I converted Stata data to Julia by taking caution to convert data to equivalent data types as much as possible such as:
Stata byte type to Int8 in Julia, int to Int16, long to Int32, etc. What I found out was that a data set that was about 600 megabytes in Stata uses about ten times memory in Julia. After all data are converted to the equivalent data types, the Julia data set used more than 6 gigabytes of memory (judged by the Windows Task Manger).
My questions are:
are there any people who experience the same problem?
Is this my problem as opposed to the problem inherent in DataFrames + NullableArrays?
If so, is there a way to get around this memory problem?
NullableArrays have a bit of overhead, but I would not expect 10x. Hard to say without a MWE, but my guess would be that you are seeing the uncollected garbage after your transformations. The memory consumption of the whole process is not that informative, try Base.summarysize, which will show you where the problem is.
In particular, how are you importing the data? That step can use a lot of memory depending on the method you use. Also, what’s the Julia memory usage if you save the data set to a file using serialize and deserialize it from a clean Julia process?
Thank you for your replies. I am writing a Stata reader program myself. I found that the data set size depends partly on the number of string variables in it. In a dataset with mostly numeric variables, Julia DataFrame is about 1.8 times bigger than the stata dataset, while a dataset that contains many string variables results in about 3 times larger dataset than Stata. These dataset sizes were calculated using Base.summarysize() as suggested above. Variables in these datasets were imported to the equivalent types as I said above. I am wondering whether DataFrames/NullableArrays may be using memory more wastefully for strings than Stata.
Do you know how Stata encodes strings in memory? If Stata is using pointers to a pool of strings under the assumption that most strings are repeated many times and most strings require more memory than a pointer, that would cause Stata to use less memory than Julia, which doesn’t attempt to perform that optimization since it can interfere with other objectives like ensuring that strings are represented in memory in the most obvious way possible.
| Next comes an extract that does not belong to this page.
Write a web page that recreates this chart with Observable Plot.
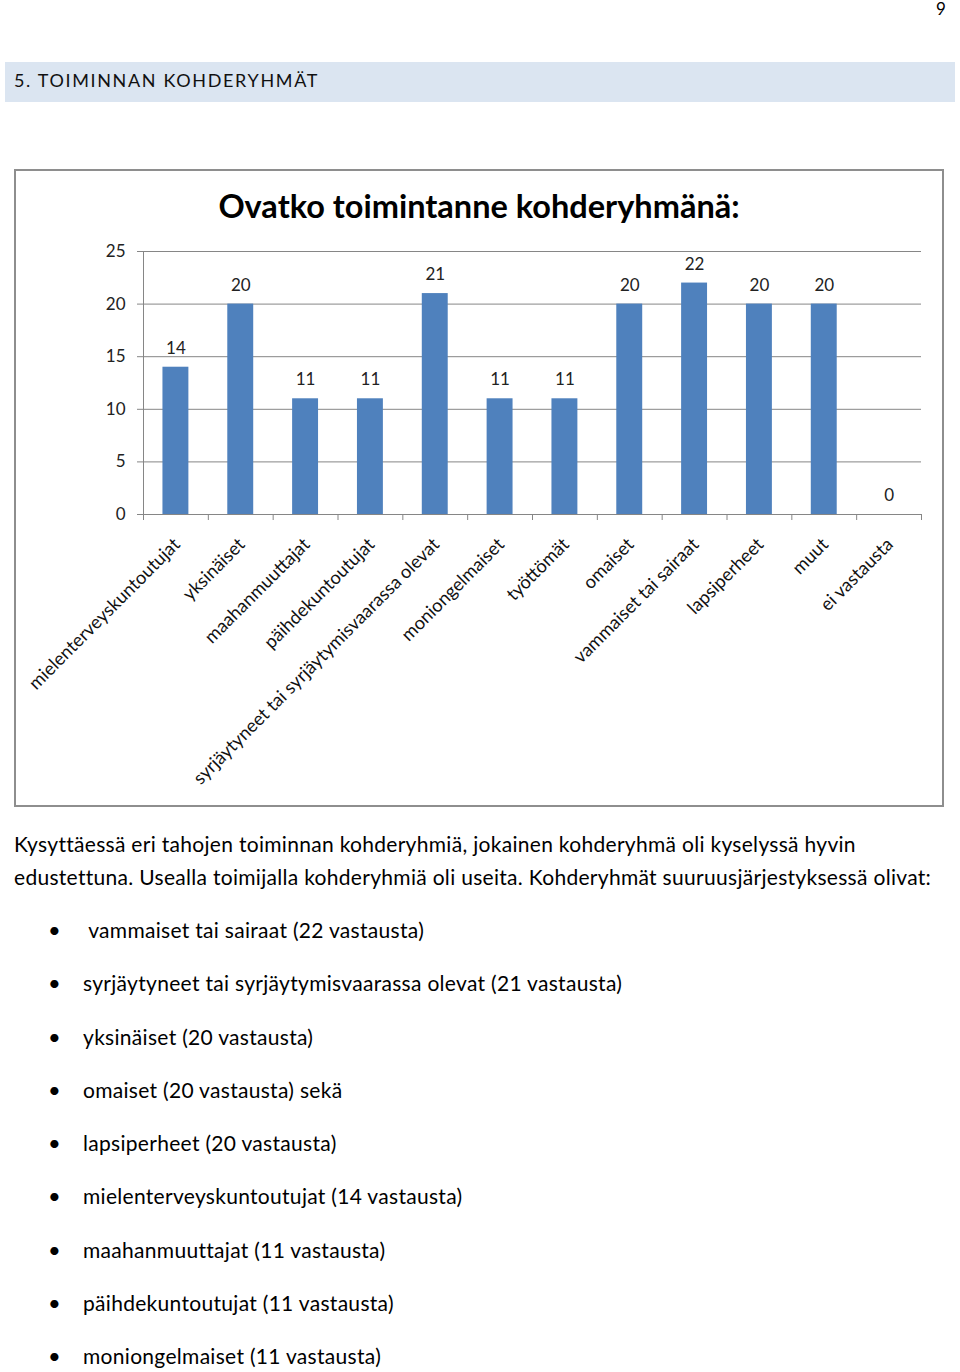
<!DOCTYPE html>
<html>
<head>
<meta charset="utf-8">
<script src="https://cdn.jsdelivr.net/npm/d3@7"></script>
<script src="https://cdn.jsdelivr.net/npm/@observablehq/plot@0.6"></script>
<style>
  html, body { margin: 0; padding: 0; background: #fff; }
  body { position: relative; width: 960px; height: 1372px; overflow: hidden;
         font-family: Lato, Carlito, Calibri, sans-serif; color: #000; }
  .abs { position: absolute; white-space: nowrap; }
  #pagenum { left: 936px; top: 0px; font-size: 17px; line-height: 17px; }
  #band { left: 5px; top: 62px; width: 950px; height: 40px; background: #dbe5f1; }
  #heading { left: 14px; top: 68px; font-size: 18px; line-height: 24px; letter-spacing: 1.65px; color: #111; }
  #box { left: 14px; top: 169px; width: 930px; height: 638px; border: 2px solid #8e8e8e; box-sizing: border-box; }
  #ctitle { left: 15px; top: 186px; width: 928px; text-align: center; font-size: 32.5px; font-weight: bold; line-height: 40px; }
  #chart { left: 15px; top: 230px; }
  #para { left: 14px; top: 827px; font-size: 21px; line-height: 33px; letter-spacing: 0.3px; }
  #list { left: 0; top: 903px; margin: 0; padding: 0; list-style: none; font-size: 21px; letter-spacing: 0.3px; }
  #list li { position: relative; height: 53.25px; line-height: 53.25px; padding-left: 83px; white-space: pre; }
  #list li::before { content: "•"; position: absolute; left: 48px; font-size: 22px; }
</style>
</head>
<body>
<div class="abs" id="pagenum">9</div>
<div class="abs" id="band"></div>
<div class="abs" id="heading">5. TOIMINNAN KOHDERYHMÄT</div>
<div class="abs" id="box"></div>
<div class="abs" id="ctitle">Ovatko toimintanne kohderyhmänä:</div>
<div class="abs" id="chart"></div>
<div class="abs" id="para">Kysyttäessä eri tahojen toiminnan kohderyhmiä, jokainen kohderyhmä oli kyselyssä hyvin<br>edustettuna. Usealla toimijalla kohderyhmiä oli useita. Kohderyhmät suuruusjärjestyksessä olivat:</div>
<ul class="abs" id="list"></ul>
<script>
const categories = [
  "mielenterveyskuntoutujat", "yksinäiset", "maahanmuuttajat", "päihdekuntoutujat",
  "syrjäytyneet tai syrjäytymisvaarassa olevat", "moniongelmaiset", "työttömät",
  "omaiset", "vammaiset tai sairaat", "lapsiperheet", "muut", "ei vastausta"
];
const values = [14, 20, 11, 11, 21, 11, 11, 20, 22, 20, 20, 0];
const yTicks = [0, 5, 10, 15, 20, 25];
const bulletItems = [
  " vammaiset tai sairaat (22 vastausta)",
  "syrjäytyneet tai syrjäytymisvaarassa olevat (21 vastausta)",
  "yksinäiset (20 vastausta)",
  "omaiset (20 vastausta) sekä",
  "lapsiperheet (20 vastausta)",
  "mielenterveyskuntoutujat (14 vastausta)",
  "maahanmuuttajat (11 vastausta)",
  "päihdekuntoutujat (11 vastausta)",
  "moniongelmaiset (11 vastausta)"
];

const data = categories.map((name, i) => ({ i, name, value: values[i] }));
const gridColor = "#868686";
const font = "Lato, Carlito, Calibri, sans-serif";

const chart = Plot.plot({
  width: 928,
  height: 576,
  marginLeft: 128,
  marginRight: 22,
  marginTop: 21,
  marginBottom: 292,
  style: { fontFamily: font, background: "transparent", overflow: "visible" },
  x: { type: "linear", domain: [0, categories.length], axis: null },
  y: { domain: [0, 25], axis: null },
  marks: [
    Plot.gridY(yTicks, { stroke: gridColor, strokeOpacity: 1 }),
    Plot.axisY(yTicks, { label: null, tickSize: 6, tickPadding: 12, stroke: gridColor, fontSize: 17, fill: "#222", tickFormat: d => String(d) }),
    Plot.ruleX([0], { stroke: gridColor, y1: 0, y2: 25 }),
    Plot.axisX(d3.range(categories.length + 1), { label: null, tickSize: 6, stroke: gridColor, tickFormat: () => "" }),
    Plot.rectY(data, { x1: d => d.i + 0.3, x2: d => d.i + 0.7, y: "value", fill: "#4f81bd" }),
    Plot.ruleY([0], { stroke: gridColor }),
    Plot.text(data, { x: d => d.i + 0.5, y: "value", text: d => String(d.value), dy: -19, fontSize: 17, fill: "#222" }),
    Plot.text(data, { x: d => d.i + 0.5, y: 0, text: "name", rotate: -45, textAnchor: "end", lineAnchor: "top", dx: -4, dy: 22, fontSize: 18.3, fill: "#111" })
  ]
});
document.getElementById("chart").appendChild(chart);

const ul = document.getElementById("list");
for (const t of bulletItems) {
  const li = document.createElement("li");
  li.textContent = t;
  ul.appendChild(li);
}
</script>
</body>
</html>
At least what I know about Stata is that it stores missing values using a sentinel, so it won’t have the 1 byte overhead per entry of NullableArray. That should only give a 12,5% (for 64-bit numbers) or 25% (for 32-bit numbers) overhead for Julia, not 80% as you report. You could check that Base.summarysize() gives something consistent to what you would expect from element sizes, i.e. (64+8)*N for each NullableArray column of N elements.
Strings are a more complex issue due to potential pooling as John noted. But I would expect Stata to take even less space than that if it pooled strings (use CategoricalArray in Julia for a comparison). I suspect the 3x difference is due to Julia strings being quite inefficiently stored currently (they have some overhead due to the backing array, this should be fixed before 1.0).
BTW, are you aware of ReadStat.jl? I would avoid reinventing the wheel here.
Stata reports the data set size in memory, which is very close to (but larger than) the actual data set size in file. My comparison was between stata dataset in file and Julia converted DataFrame with NullableArrays in memory. So Stata’s pooling of string variables in memory is not an issue here.
I did more tests and found that Julia version was 180% to 300% larger than the Stata counterpart, depending on how many string variables there are in the data sets. These tests were all based on Base.memorysize(). So it seems as nalimilan says above there is some inefficiency in storying string values in Julia Arrays.
I was aware of ReadStat.jl and read_dta() function in it. Mine and ReadStat both generates almost identical datasets, except that my program (entirely written in Julia) is at least 10x faster in converting large datasets (>100MB) and handles missing values more accurately (this was a big issue for me and was the original reason for me to write my own program). They both produce similarly sized Julia DataFrame objects from the same Stata data file, determined by Base.summarysize().
It’s not possible to resolve this question without specifying exactly how both Stata and Julia represent strings using bits. Which exact bits differ when the two represent the string "foo"? What is the encoding strategy both tools are using?
Stata file writes data by rows (observations) in order and each string
variable is written as a null-terminated string in fixed lengths (e.g.,
they occupy the same number of bytes in each observation). I cannot say
anything about how they are read into memory, though. Like Julia, Stata
version 14 allows UTF8 characters.
I don’t think it makes sense to compare a file format and a memory format. That said, if they are similar in Stata, I would try comparing data sets with only integers first, since that’s the simplest case and I wouldn’t expect any major differences.